* Start *

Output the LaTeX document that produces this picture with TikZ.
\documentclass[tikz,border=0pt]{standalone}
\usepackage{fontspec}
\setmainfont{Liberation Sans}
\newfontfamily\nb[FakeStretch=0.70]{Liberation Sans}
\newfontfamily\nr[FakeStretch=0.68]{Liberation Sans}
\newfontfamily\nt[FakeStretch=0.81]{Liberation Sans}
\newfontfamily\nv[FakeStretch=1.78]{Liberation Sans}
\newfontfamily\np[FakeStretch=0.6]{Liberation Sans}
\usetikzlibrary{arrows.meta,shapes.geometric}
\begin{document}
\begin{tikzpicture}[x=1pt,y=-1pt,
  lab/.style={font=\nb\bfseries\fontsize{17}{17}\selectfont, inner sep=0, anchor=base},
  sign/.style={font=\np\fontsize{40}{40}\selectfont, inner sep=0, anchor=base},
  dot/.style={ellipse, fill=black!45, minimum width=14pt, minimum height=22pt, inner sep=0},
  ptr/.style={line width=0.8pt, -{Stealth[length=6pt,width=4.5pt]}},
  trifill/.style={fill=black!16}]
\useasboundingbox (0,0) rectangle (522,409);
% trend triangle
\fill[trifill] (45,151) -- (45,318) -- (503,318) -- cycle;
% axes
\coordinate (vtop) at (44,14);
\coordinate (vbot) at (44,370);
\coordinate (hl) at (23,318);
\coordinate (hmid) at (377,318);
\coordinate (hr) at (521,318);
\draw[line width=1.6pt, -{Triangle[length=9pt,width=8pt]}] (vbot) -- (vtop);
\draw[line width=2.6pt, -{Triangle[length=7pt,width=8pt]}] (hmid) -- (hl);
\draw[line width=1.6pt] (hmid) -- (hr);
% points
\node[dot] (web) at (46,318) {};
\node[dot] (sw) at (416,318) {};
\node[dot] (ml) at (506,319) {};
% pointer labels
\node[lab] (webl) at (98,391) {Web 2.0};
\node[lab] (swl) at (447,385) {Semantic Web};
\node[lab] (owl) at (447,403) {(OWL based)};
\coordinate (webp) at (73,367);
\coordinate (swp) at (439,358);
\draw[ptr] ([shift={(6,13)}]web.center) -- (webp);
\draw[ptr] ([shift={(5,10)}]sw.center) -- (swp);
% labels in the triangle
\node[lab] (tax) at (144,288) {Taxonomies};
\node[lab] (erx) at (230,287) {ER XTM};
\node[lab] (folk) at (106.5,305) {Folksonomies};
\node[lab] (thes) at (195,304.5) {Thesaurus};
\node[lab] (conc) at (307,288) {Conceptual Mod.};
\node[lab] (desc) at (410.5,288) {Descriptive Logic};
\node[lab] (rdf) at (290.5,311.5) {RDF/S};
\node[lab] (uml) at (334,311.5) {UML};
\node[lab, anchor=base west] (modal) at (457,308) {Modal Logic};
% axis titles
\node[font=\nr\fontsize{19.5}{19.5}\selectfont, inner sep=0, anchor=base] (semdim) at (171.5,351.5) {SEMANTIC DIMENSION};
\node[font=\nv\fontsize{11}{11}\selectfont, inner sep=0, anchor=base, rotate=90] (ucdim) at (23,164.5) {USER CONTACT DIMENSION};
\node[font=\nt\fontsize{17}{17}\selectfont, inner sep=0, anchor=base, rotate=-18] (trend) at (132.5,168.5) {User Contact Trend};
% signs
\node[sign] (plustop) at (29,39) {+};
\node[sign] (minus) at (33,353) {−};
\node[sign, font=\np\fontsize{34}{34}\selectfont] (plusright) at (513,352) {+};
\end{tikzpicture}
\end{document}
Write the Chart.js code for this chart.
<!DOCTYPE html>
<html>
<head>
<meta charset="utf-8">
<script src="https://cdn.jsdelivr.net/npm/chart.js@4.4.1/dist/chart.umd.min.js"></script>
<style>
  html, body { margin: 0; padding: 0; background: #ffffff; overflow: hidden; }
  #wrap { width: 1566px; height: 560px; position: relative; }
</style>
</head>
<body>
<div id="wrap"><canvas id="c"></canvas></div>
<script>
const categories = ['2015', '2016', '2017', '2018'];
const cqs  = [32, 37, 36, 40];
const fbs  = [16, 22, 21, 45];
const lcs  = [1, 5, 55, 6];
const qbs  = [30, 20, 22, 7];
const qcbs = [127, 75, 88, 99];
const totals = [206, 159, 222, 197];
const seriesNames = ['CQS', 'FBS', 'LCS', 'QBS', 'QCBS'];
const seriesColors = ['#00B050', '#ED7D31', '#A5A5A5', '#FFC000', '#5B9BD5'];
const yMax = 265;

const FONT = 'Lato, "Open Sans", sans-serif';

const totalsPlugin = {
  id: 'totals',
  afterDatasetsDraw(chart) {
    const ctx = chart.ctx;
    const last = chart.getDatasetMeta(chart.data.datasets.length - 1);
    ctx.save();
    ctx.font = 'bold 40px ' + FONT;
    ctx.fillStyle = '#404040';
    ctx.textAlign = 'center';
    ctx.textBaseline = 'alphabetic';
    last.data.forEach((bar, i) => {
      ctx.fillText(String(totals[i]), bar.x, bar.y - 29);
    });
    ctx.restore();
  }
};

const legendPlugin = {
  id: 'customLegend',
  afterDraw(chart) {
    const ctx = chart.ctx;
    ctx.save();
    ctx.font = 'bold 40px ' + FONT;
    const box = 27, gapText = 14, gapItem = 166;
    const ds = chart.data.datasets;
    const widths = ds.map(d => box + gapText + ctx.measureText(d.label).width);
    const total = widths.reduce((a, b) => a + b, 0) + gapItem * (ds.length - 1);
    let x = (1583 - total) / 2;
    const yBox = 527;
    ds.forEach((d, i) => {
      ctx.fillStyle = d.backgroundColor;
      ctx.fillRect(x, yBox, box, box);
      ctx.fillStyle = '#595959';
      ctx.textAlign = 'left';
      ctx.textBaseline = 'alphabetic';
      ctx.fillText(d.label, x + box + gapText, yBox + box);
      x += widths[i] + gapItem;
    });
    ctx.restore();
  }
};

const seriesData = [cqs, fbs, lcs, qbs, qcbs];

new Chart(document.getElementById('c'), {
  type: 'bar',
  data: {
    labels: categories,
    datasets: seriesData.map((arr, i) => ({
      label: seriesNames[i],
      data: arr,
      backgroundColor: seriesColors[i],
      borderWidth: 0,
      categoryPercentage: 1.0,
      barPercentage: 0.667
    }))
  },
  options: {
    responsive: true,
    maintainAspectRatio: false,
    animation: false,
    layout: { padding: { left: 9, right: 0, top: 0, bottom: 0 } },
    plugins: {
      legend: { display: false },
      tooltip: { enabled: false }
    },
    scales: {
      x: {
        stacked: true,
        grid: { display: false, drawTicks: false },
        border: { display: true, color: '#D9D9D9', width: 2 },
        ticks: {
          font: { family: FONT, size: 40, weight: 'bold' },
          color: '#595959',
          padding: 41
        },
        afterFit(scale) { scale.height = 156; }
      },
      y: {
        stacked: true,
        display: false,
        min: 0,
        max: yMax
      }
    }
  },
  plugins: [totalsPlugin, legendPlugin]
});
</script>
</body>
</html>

* End *

▸ **Directions for this task**: Extract the complete set of records unchanged.

▸ **Worked solution**:
Output the LaTeX document that produces this picture with TikZ.
\documentclass[tikz,border=0pt]{standalone}
\usepackage{fontspec}
\setmainfont{Liberation Sans}
\newfontfamily\nb[FakeStretch=0.70]{Liberation Sans}
\newfontfamily\nr[FakeStretch=0.68]{Liberation Sans}
\newfontfamily\nt[FakeStretch=0.81]{Liberation Sans}
\newfontfamily\nv[FakeStretch=1.78]{Liberation Sans}
\newfontfamily\np[FakeStretch=0.6]{Liberation Sans}
\usetikzlibrary{arrows.meta,shapes.geometric}
\begin{document}
\begin{tikzpicture}[x=1pt,y=-1pt,
  lab/.style={font=\nb\bfseries\fontsize{17}{17}\selectfont, inner sep=0, anchor=base},
  sign/.style={font=\np\fontsize{40}{40}\selectfont, inner sep=0, anchor=base},
  dot/.style={ellipse, fill=black!45, minimum width=14pt, minimum height=22pt, inner sep=0},
  ptr/.style={line width=0.8pt, -{Stealth[length=6pt,width=4.5pt]}},
  trifill/.style={fill=black!16}]
\useasboundingbox (0,0) rectangle (522,409);
% trend triangle
\fill[trifill] (45,151) -- (45,318) -- (503,318) -- cycle;
% axes
\coordinate (vtop) at (44,14);
\coordinate (vbot) at (44,370);
\coordinate (hl) at (23,318);
\coordinate (hmid) at (377,318);
\coordinate (hr) at (521,318);
\draw[line width=1.6pt, -{Triangle[length=9pt,width=8pt]}] (vbot) -- (vtop);
\draw[line width=2.6pt, -{Triangle[length=7pt,width=8pt]}] (hmid) -- (hl);
\draw[line width=1.6pt] (hmid) -- (hr);
% points
\node[dot] (web) at (46,318) {};
\node[dot] (sw) at (416,318) {};
\node[dot] (ml) at (506,319) {};
% pointer labels
\node[lab] (webl) at (98,391) {Web 2.0};
\node[lab] (swl) at (447,385) {Semantic Web};
\node[lab] (owl) at (447,403) {(OWL based)};
\coordinate (webp) at (73,367);
\coordinate (swp) at (439,358);
\draw[ptr] ([shift={(6,13)}]web.center) -- (webp);
\draw[ptr] ([shift={(5,10)}]sw.center) -- (swp);
% labels in the triangle
\node[lab] (tax) at (144,288) {Taxonomies};
\node[lab] (erx) at (230,287) {ER XTM};
\node[lab] (folk) at (106.5,305) {Folksonomies};
\node[lab] (thes) at (195,304.5) {Thesaurus};
\node[lab] (conc) at (307,288) {Conceptual Mod.};
\node[lab] (desc) at (410.5,288) {Descriptive Logic};
\node[lab] (rdf) at (290.5,311.5) {RDF/S};
\node[lab] (uml) at (334,311.5) {UML};
\node[lab, anchor=base west] (modal) at (457,308) {Modal Logic};
% axis titles
\node[font=\nr\fontsize{19.5}{19.5}\selectfont, inner sep=0, anchor=base] (semdim) at (171.5,351.5) {SEMANTIC DIMENSION};
\node[font=\nv\fontsize{11}{11}\selectfont, inner sep=0, anchor=base, rotate=90] (ucdim) at (23,164.5) {USER CONTACT DIMENSION};
\node[font=\nt\fontsize{17}{17}\selectfont, inner sep=0, anchor=base, rotate=-18] (trend) at (132.5,168.5) {User Contact Trend};
% signs
\node[sign] (plustop) at (29,39) {+};
\node[sign] (minus) at (33,353) {−};
\node[sign, font=\np\fontsize{34}{34}\selectfont] (plusright) at (513,352) {+};
\end{tikzpicture}
\end{document}
Write the Chart.js code for this chart.
<!DOCTYPE html>
<html>
<head>
<meta charset="utf-8">
<script src="https://cdn.jsdelivr.net/npm/chart.js@4.4.1/dist/chart.umd.min.js"></script>
<style>
  html, body { margin: 0; padding: 0; background: #ffffff; overflow: hidden; }
  #wrap { width: 1566px; height: 560px; position: relative; }
</style>
</head>
<body>
<div id="wrap"><canvas id="c"></canvas></div>
<script>
const categories = ['2015', '2016', '2017', '2018'];
const cqs  = [32, 37, 36, 40];
const fbs  = [16, 22, 21, 45];
const lcs  = [1, 5, 55, 6];
const qbs  = [30, 20, 22, 7];
const qcbs = [127, 75, 88, 99];
const totals = [206, 159, 222, 197];
const seriesNames = ['CQS', 'FBS', 'LCS', 'QBS', 'QCBS'];
const seriesColors = ['#00B050', '#ED7D31', '#A5A5A5', '#FFC000', '#5B9BD5'];
const yMax = 265;

const FONT = 'Lato, "Open Sans", sans-serif';

const totalsPlugin = {
  id: 'totals',
  afterDatasetsDraw(chart) {
    const ctx = chart.ctx;
    const last = chart.getDatasetMeta(chart.data.datasets.length - 1);
    ctx.save();
    ctx.font = 'bold 40px ' + FONT;
    ctx.fillStyle = '#404040';
    ctx.textAlign = 'center';
    ctx.textBaseline = 'alphabetic';
    last.data.forEach((bar, i) => {
      ctx.fillText(String(totals[i]), bar.x, bar.y - 29);
    });
    ctx.restore();
  }
};

const legendPlugin = {
  id: 'customLegend',
  afterDraw(chart) {
    const ctx = chart.ctx;
    ctx.save();
    ctx.font = 'bold 40px ' + FONT;
    const box = 27, gapText = 14, gapItem = 166;
    const ds = chart.data.datasets;
    const widths = ds.map(d => box + gapText + ctx.measureText(d.label).width);
    const total = widths.reduce((a, b) => a + b, 0) + gapItem * (ds.length - 1);
    let x = (1583 - total) / 2;
    const yBox = 527;
    ds.forEach((d, i) => {
      ctx.fillStyle = d.backgroundColor;
      ctx.fillRect(x, yBox, box, box);
      ctx.fillStyle = '#595959';
      ctx.textAlign = 'left';
      ctx.textBaseline = 'alphabetic';
      ctx.fillText(d.label, x + box + gapText, yBox + box);
      x += widths[i] + gapItem;
    });
    ctx.restore();
  }
};

const seriesData = [cqs, fbs, lcs, qbs, qcbs];

new Chart(document.getElementById('c'), {
  type: 'bar',
  data: {
    labels: categories,
    datasets: seriesData.map((arr, i) => ({
      label: seriesNames[i],
      data: arr,
      backgroundColor: seriesColors[i],
      borderWidth: 0,
      categoryPercentage: 1.0,
      barPercentage: 0.667
    }))
  },
  options: {
    responsive: true,
    maintainAspectRatio: false,
    animation: false,
    layout: { padding: { left: 9, right: 0, top: 0, bottom: 0 } },
    plugins: {
      legend: { display: false },
      tooltip: { enabled: false }
    },
    scales: {
      x: {
        stacked: true,
        grid: { display: false, drawTicks: false },
        border: { display: true, color: '#D9D9D9', width: 2 },
        ticks: {
          font: { family: FONT, size: 40, weight: 'bold' },
          color: '#595959',
          padding: 41
        },
        afterFit(scale) { scale.height = 156; }
      },
      y: {
        stacked: true,
        display: false,
        min: 0,
        max: yMax
      }
    }
  },
  plugins: [totalsPlugin, legendPlugin]
});
</script>
</body>
</html>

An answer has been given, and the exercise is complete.